‘Leaving aside the traumatic, self-proclaimed POST of their alumni, what Deleuze and Foucault teach us is how to transit, how to enter and exit modernity in many ways and from many perspectives. What was awoken by the second half of the twentieth century – an age of the TRANS, if ever there was one – is better called transmodernity […] the prefix TRANS seems, therefore, far more indicative of our condition (and the mathematical condition) than a premature POST.’ – Fernando Zalamea
DESCRIPTION: In an era characterised by ubiquitous technological mediation, abstraction, and unprecedented complexity, invocations of authenticity, organicity, or a ‘return to nature’ are either politically untenable (as possibilities available only to a small and privileged portion of society), problematically ineffective on a global scale or, quite simply, foreclosed. Striking out from the conviction that a retreat from technological modernity is neither possible nor desirable, this course will grapple with the unique socio-political problematic facing twenty-first century gender politics from a transfeminist perspective, focusing on the emancipatory potential of technology, biological and ontological alienation as liberating vectors, issues related to notions of selfhood and scalability, and an examination of the historically fraught relationship between feminism and rationality. ———-
Moving from a critical to a constructive feminism for which the future remains open as a site of radical recomposition, key historical precedents to the above nexus of ideas will be examined alongside contemporary texts with the aim of sketching out a set of positions responsive to the demands made by twenty-first century conditions on any realistically future-oriented transfeminist political project.
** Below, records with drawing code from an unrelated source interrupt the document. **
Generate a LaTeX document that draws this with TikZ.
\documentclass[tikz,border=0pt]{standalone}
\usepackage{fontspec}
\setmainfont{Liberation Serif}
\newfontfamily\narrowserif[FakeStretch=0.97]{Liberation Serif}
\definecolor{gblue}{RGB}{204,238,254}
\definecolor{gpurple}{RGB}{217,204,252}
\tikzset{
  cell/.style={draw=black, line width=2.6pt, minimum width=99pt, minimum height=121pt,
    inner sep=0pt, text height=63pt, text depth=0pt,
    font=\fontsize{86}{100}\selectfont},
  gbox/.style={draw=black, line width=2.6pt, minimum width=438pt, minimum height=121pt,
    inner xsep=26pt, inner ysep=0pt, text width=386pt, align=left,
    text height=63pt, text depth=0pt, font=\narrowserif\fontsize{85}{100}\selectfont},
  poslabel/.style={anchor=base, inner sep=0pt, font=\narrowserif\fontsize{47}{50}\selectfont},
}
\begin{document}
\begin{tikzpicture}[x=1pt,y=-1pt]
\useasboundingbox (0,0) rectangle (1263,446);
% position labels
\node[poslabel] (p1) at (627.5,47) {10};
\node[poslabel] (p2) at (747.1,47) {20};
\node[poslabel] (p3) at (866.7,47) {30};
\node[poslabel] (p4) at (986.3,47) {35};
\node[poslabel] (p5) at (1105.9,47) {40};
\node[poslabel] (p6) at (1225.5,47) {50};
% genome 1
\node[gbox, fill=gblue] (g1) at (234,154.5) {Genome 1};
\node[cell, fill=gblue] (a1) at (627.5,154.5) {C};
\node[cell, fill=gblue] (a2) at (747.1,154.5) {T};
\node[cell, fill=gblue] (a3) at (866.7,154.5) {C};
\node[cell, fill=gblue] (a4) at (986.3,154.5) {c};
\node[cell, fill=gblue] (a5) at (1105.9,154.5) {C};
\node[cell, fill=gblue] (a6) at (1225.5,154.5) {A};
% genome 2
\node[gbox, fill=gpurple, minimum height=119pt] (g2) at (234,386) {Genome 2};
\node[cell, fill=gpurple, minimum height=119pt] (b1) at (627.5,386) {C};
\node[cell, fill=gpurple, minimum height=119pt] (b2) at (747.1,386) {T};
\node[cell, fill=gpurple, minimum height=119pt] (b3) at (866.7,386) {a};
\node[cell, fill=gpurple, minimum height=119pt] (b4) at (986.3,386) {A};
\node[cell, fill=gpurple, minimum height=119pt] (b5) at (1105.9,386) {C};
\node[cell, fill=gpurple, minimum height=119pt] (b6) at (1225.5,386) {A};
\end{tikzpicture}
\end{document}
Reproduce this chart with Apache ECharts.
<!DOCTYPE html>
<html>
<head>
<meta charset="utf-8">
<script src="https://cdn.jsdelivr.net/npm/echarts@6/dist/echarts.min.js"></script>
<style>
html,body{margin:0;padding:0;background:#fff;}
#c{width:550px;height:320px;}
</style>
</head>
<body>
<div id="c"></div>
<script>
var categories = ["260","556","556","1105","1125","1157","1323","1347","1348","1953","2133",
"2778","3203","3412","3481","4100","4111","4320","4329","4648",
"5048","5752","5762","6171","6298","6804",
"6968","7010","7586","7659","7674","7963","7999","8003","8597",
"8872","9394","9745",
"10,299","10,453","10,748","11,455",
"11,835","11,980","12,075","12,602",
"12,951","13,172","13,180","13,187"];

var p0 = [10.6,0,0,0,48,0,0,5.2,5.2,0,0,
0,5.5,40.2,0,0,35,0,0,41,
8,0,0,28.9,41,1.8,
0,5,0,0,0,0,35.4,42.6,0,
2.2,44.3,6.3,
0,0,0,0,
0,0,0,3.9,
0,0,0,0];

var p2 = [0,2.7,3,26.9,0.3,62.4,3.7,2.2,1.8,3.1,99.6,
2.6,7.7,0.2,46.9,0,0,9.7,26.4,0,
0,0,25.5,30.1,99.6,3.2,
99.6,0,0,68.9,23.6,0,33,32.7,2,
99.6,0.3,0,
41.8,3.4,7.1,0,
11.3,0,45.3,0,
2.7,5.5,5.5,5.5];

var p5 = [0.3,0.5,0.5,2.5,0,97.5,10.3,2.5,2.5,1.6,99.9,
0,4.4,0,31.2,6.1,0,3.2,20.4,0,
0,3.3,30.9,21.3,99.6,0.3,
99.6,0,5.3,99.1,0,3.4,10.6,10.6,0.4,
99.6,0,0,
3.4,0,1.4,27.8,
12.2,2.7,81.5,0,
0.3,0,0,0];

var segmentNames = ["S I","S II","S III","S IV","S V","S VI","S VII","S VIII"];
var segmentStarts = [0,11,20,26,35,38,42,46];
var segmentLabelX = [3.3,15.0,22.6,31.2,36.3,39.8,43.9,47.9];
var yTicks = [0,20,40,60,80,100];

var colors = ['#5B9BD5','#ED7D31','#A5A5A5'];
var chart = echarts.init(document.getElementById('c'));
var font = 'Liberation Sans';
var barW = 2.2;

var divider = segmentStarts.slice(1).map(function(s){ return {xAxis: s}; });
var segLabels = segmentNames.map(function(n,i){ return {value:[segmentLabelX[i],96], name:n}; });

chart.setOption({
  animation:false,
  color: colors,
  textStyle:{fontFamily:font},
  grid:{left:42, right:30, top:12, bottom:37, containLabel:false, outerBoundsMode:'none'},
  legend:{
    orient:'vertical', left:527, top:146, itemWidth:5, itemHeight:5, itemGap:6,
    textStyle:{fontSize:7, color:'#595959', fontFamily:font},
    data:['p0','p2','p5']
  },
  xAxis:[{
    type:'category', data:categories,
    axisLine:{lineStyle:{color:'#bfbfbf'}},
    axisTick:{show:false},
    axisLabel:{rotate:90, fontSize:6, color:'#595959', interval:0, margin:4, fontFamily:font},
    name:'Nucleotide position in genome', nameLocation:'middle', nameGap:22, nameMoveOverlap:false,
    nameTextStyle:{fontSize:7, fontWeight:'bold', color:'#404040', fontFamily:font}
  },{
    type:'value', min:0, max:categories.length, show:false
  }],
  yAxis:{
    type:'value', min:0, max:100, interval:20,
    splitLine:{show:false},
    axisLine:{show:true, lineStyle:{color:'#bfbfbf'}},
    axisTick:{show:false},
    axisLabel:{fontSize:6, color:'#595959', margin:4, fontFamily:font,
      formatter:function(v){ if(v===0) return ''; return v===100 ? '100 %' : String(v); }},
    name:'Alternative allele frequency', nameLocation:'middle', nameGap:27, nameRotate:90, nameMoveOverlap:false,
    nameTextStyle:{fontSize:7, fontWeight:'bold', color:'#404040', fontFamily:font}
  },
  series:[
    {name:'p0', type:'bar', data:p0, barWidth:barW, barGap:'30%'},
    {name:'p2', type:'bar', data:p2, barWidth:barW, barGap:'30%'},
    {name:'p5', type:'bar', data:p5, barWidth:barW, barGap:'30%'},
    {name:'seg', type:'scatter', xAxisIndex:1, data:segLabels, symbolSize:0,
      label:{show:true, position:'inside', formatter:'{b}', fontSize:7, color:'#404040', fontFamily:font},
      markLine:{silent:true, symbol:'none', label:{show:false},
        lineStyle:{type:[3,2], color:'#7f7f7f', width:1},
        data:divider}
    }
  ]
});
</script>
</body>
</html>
REQUIREMENT: This course will be structured as a reading group with texts set for each session. Students will be expected to prepare a presentation related to one of the texts dealt with in the course, lead a group discussion on this material, and publish a post on the course blog. Participation in the online discussions will be assessed and a final assignment consisting of a 2500 word essay on a topic agreed upon with the instructors will be due after the final session.